Ms. Coloroso says children need time away from their problems: "Time to laugh, go to soccer games, have a good time. We also all need time alone to brood sometimes. And we don't need to keep them busy all the time, because when you're just hanging around, a lot of conversation will come along."

Affection brings a hug and humor every day, she says.

"Humor is a good healing tool," Ms. Coloroso says. "Don't be surprised if your child uses some gallows humor to get through this."

Last is the sense of optimism, she says.

"During these rough times, we have to make a conscious effort to do something fun with our children," Ms. Coloroso says. "This is so critical. It's not rose-colored optimism that all is right in the world, but what has been called tragic optimism. That is when you've been brought to your knees in grief but you can get up in the morning, fix your kids breakfast and saying we're going to get through this, believing that life is good."

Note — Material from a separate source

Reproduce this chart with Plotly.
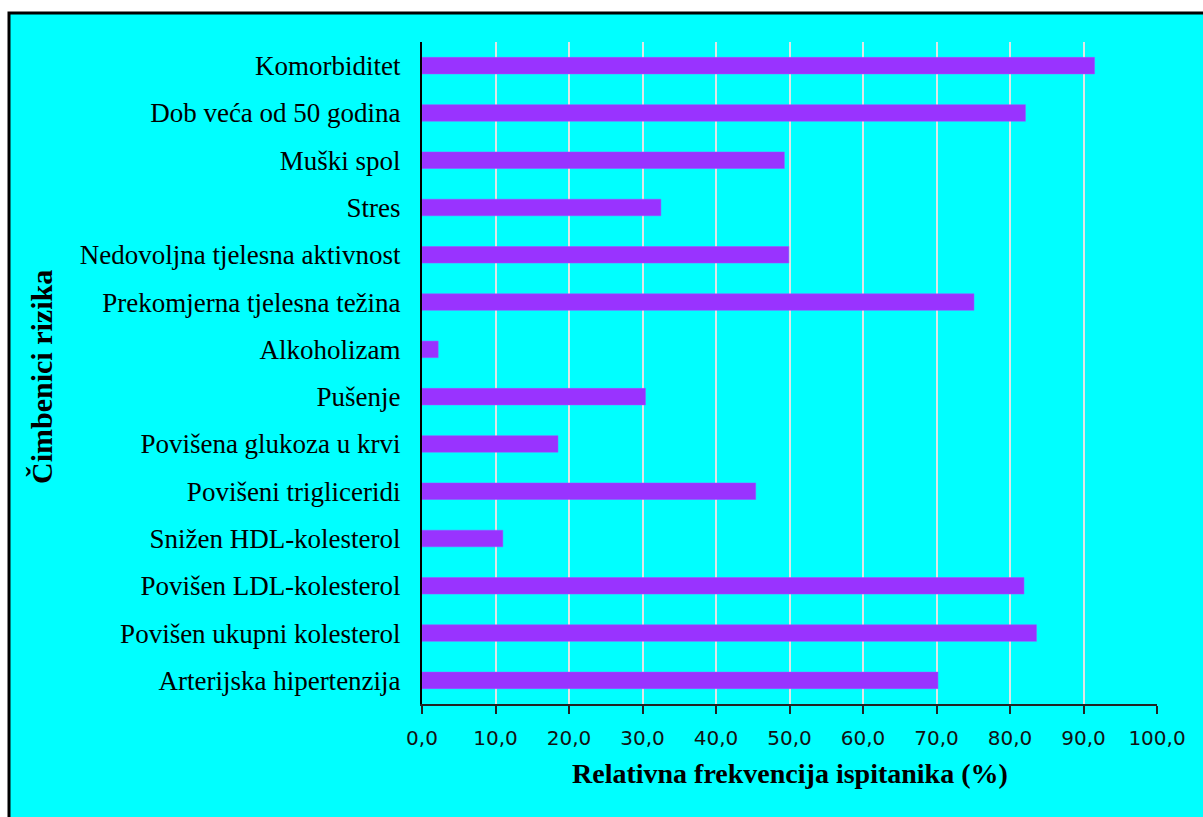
import plotly.graph_objects as go

categories = [
    "Arterijska hipertenzija",
    "Povišen ukupni kolesterol",
    "Povišen LDL-kolesterol",
    "Snižen HDL-kolesterol",
    "Povišeni trigliceridi",
    "Povišena glukoza u krvi",
    "Pušenje",
    "Alkoholizam",
    "Prekomjerna tjelesna težina",
    "Nedovoljna tjelesna aktivnost",
    "Stres",
    "Muški spol",
    "Dob veća od 50 godina",
    "Komorbiditet",
]
values = [70.2, 83.6, 81.9, 11.0, 45.4, 18.5, 30.4, 2.2, 75.1, 49.9, 32.5, 49.3, 82.1, 91.5]
tick_vals = [0, 10, 20, 30, 40, 50, 60, 70, 80, 90, 100]
tick_text = ["0,0", "10,0", "20,0", "30,0", "40,0", "50,0", "60,0", "70,0", "80,0", "90,0", "100,0"]

W, H = 1203, 817
L, R, T, B = 422, 46, 42, 113
pw, ph = W - L - R, H - T - B

fig = go.Figure(go.Bar(
    x=values, y=categories, orientation="h",
    marker=dict(color="#9933FF", line=dict(color="#A64DFF", width=0.5)),
    width=0.35,
))

fig.add_shape(type="rect", xref="paper", yref="paper",
              x0=(9 - L) / pw, x1=(W + 20 - L) / pw,
              y0=-(H + 20 - (H - B)) / ph, y1=((H - B) - 13) / ph,
              fillcolor="#00FFFF", line=dict(color="black", width=3), layer="below")

fig.update_layout(
    width=W, height=H,
    margin=dict(l=L, r=R, t=T, b=B),
    paper_bgcolor="white", plot_bgcolor="rgba(0,0,0,0)",
    showlegend=False,
    font=dict(family="Liberation Serif", color="black"),
    xaxis=dict(range=[0, 100], tickvals=tick_vals, ticktext=tick_text,
               showgrid=True, gridcolor="#dde6e6", gridwidth=1.5,
               showline=True, linecolor="#222", linewidth=2,
               ticks="outside", ticklen=8, tickcolor="#222", tickwidth=1.5,
               tickfont=dict(family="DejaVu Sans", size=20, color="#111"),
               ticklabelstandoff=7, zeroline=False, fixedrange=True),
    yaxis=dict(categoryorder="array", categoryarray=categories,
               range=[-0.5, len(categories) - 0.5],
               showline=True, linecolor="black", linewidth=2, showgrid=False,
               ticks="", tickfont=dict(family="Liberation Serif", size=27, color="black"),
               ticklabelstandoff=14, fixedrange=True),
    annotations=[
        dict(text="<b>Relativna frekvencija ispitanika (%)</b>", xref="paper", yref="paper",
             x=(790 - L) / pw, y=-(773 - (H - B)) / ph, showarrow=False,
             font=dict(family="Liberation Serif", size=28, color="black"),
             xanchor="center", yanchor="middle"),
        dict(text="<b>Čimbenici rizika</b>", xref="paper", yref="paper",
             x=(42 - L) / pw, y=((H - B) - 377) / ph, showarrow=False, textangle=-90,
             font=dict(family="Liberation Serif", size=30, color="black"),
             xanchor="center", yanchor="middle"),
    ],
)

fig.write_html("out.html", config={"displayModeBar": False},
               post_script="document.body.style.margin='0';document.body.style.overflow='hidden';")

Neighbors and communities also can help soothe some of the loneliness and fear families of deployed servicemen and -women will experience, Ms. Coloroso says.

"Reach out to them. Invite them over, include them in activities. Ask them what they're going through what do you need and what can I do?" she says. "Can we be there for them to do these things. Are we there to listen and honor their grief and confront their pain and let them tell their story?

"Offer them our compassion and empathy. When we respond with such a generous spirit and kindness, we'll help them alleviate their suffering. What we are doing is creating caring communities and a safe harbor for everyone in our community because we're modeling it for our kids."